## Begin

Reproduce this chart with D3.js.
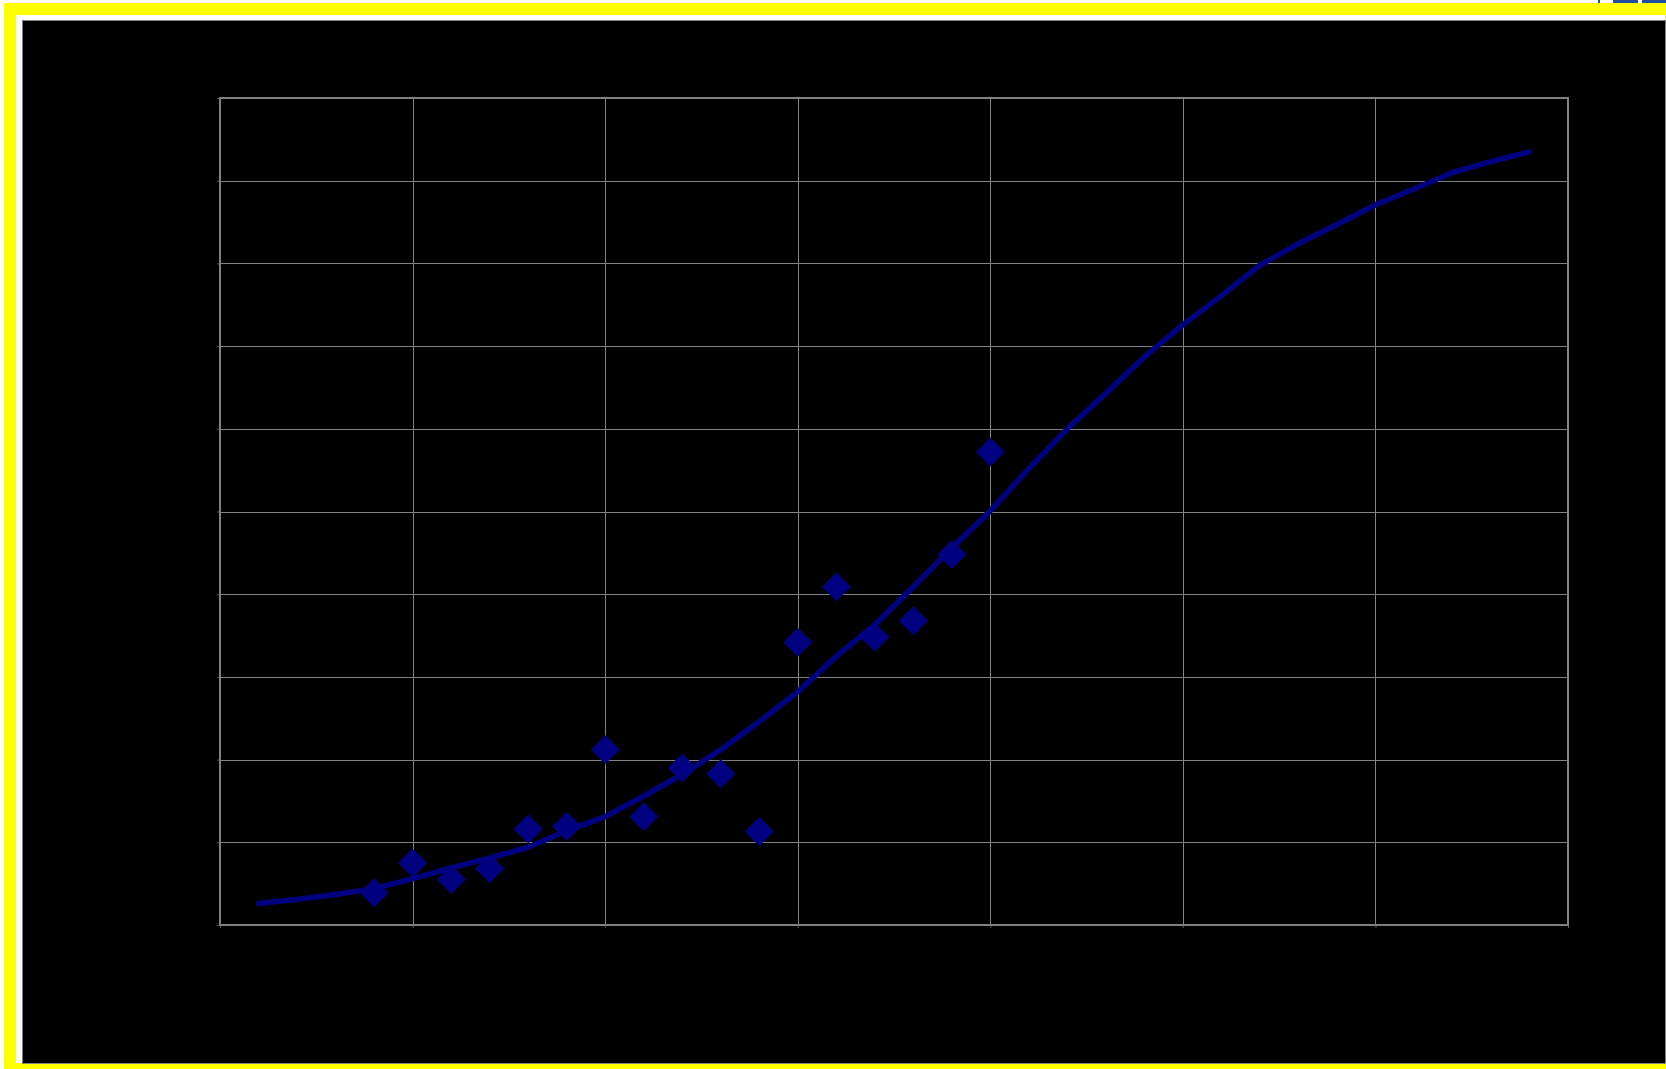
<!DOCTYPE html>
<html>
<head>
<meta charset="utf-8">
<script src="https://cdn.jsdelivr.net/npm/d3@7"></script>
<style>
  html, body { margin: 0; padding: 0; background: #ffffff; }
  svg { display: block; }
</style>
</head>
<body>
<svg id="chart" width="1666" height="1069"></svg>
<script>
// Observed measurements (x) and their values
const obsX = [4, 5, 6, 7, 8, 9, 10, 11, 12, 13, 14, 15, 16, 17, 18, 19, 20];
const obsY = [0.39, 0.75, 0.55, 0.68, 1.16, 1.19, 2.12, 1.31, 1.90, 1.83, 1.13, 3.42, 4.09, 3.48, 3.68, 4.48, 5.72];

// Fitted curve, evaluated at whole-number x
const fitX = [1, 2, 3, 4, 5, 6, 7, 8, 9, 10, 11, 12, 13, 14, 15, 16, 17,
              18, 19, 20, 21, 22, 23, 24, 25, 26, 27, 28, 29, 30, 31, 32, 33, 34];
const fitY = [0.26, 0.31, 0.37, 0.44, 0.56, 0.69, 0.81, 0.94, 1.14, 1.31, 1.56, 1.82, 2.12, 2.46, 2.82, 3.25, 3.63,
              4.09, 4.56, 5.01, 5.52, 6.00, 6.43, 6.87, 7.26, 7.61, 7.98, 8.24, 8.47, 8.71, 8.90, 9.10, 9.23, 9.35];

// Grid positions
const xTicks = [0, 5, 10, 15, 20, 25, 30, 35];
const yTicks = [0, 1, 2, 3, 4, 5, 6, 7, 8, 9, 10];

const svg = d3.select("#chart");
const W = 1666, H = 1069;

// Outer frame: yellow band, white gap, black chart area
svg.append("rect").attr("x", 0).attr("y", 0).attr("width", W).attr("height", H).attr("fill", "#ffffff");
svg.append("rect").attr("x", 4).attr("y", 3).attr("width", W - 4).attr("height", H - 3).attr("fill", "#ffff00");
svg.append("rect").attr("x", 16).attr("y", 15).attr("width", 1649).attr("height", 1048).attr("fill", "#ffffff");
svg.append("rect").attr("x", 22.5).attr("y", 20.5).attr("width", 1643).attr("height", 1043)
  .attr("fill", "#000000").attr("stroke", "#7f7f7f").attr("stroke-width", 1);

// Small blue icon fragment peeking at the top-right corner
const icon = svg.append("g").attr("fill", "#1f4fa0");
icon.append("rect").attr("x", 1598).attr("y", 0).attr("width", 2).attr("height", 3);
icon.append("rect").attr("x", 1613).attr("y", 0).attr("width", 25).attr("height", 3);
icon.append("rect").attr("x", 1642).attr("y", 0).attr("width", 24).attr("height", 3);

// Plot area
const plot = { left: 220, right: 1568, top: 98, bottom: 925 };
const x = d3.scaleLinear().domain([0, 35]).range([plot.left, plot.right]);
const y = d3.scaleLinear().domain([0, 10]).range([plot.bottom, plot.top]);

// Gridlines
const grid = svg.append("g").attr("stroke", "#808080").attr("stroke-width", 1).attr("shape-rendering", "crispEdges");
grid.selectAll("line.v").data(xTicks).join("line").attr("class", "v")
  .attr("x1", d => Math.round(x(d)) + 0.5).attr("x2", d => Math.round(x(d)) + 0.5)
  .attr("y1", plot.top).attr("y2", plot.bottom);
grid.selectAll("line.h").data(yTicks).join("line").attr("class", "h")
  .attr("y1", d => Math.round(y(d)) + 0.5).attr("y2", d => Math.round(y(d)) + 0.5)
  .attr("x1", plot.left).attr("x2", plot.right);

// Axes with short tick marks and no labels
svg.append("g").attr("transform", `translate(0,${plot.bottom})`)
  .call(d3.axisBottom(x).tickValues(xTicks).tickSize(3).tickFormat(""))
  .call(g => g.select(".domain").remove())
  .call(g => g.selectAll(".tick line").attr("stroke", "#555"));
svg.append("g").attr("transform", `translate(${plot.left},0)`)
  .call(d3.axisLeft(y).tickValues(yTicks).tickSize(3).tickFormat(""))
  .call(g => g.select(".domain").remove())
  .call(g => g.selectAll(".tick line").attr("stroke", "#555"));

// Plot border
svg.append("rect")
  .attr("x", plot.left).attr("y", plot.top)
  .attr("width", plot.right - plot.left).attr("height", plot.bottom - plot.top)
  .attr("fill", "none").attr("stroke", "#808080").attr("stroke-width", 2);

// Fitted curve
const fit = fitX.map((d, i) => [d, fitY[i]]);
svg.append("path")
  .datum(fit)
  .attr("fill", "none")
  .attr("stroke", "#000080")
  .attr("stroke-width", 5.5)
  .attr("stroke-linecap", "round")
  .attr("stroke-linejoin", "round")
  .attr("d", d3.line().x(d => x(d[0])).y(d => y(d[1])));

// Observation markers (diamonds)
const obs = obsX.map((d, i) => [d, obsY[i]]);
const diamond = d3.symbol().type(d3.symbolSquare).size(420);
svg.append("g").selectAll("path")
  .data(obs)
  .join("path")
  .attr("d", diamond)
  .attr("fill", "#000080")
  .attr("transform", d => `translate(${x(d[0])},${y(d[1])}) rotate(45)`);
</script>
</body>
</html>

## End

Write down every line from the opening of the listing to the line with "const W = 1666, H = 1069;", both included, and nothing else; the pictures are omitted.

Reproduce this chart with D3.js.
<!DOCTYPE html>
<html>
<head>
<meta charset="utf-8">
<script src="https://cdn.jsdelivr.net/npm/d3@7"></script>
<style>
  html, body { margin: 0; padding: 0; background: #ffffff; }
  svg { display: block; }
</style>
</head>
<body>
<svg id="chart" width="1666" height="1069"></svg>
<script>
// Observed measurements (x) and their values
const obsX = [4, 5, 6, 7, 8, 9, 10, 11, 12, 13, 14, 15, 16, 17, 18, 19, 20];
const obsY = [0.39, 0.75, 0.55, 0.68, 1.16, 1.19, 2.12, 1.31, 1.90, 1.83, 1.13, 3.42, 4.09, 3.48, 3.68, 4.48, 5.72];

// Fitted curve, evaluated at whole-number x
const fitX = [1, 2, 3, 4, 5, 6, 7, 8, 9, 10, 11, 12, 13, 14, 15, 16, 17,
              18, 19, 20, 21, 22, 23, 24, 25, 26, 27, 28, 29, 30, 31, 32, 33, 34];
const fitY = [0.26, 0.31, 0.37, 0.44, 0.56, 0.69, 0.81, 0.94, 1.14, 1.31, 1.56, 1.82, 2.12, 2.46, 2.82, 3.25, 3.63,
              4.09, 4.56, 5.01, 5.52, 6.00, 6.43, 6.87, 7.26, 7.61, 7.98, 8.24, 8.47, 8.71, 8.90, 9.10, 9.23, 9.35];

// Grid positions
const xTicks = [0, 5, 10, 15, 20, 25, 30, 35];
const yTicks = [0, 1, 2, 3, 4, 5, 6, 7, 8, 9, 10];

const svg = d3.select("#chart");
const W = 1666, H = 1069;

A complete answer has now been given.